There is a tendency for us to romanticise over film. But then we are artists and film has been our 'love-affair' palette for many many years.

 

To date I've shot nearly as much with digital, as I've shot with film.

 

but the one thing that irritates me about digital is that I feel that I need to be a technical engineer/scientist to work it.

I'm really not technically inclined, I'm more creatively based. The noughts and one's and how they work don't really interest me.

 

What interests me is how the light coupled with the camera move and the action taking place all marry with each other.

Not that if I change a matrix number from -1 to -9 that I'll have more give here and less there.

 

Even though there are some really beautiful digital images out there, digital hasn't found terra firme.
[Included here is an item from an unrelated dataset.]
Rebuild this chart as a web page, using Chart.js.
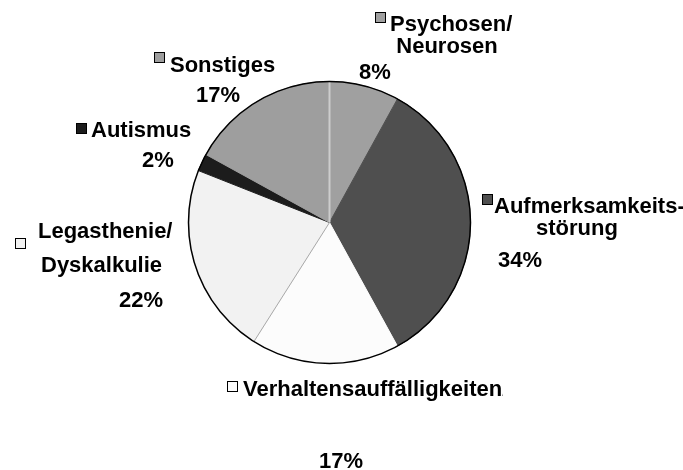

Every day numerous posts surface, in various forums, that consistently highlight new issues which 'has-just-been-found' with latest digital cameras.

 

When I first started out I was given a great piece of advice.

Learn the technical side of things and make it 2nd nature, and once you do that, then you can concentrate on the artistic side of things.

 

Unfortunately with digital it just feels, in years to come, that most of us will be concentrating a bigger percentage on the engineering rather than the art. This I believe means that we could become more formatted...which I think our industry is showing signs of already.

 

When called upon, I'm hoping that your misterium x will bring an end to all the bullshit red posts and just allow us to go out there, shoot beautiful images with no nasty surprises.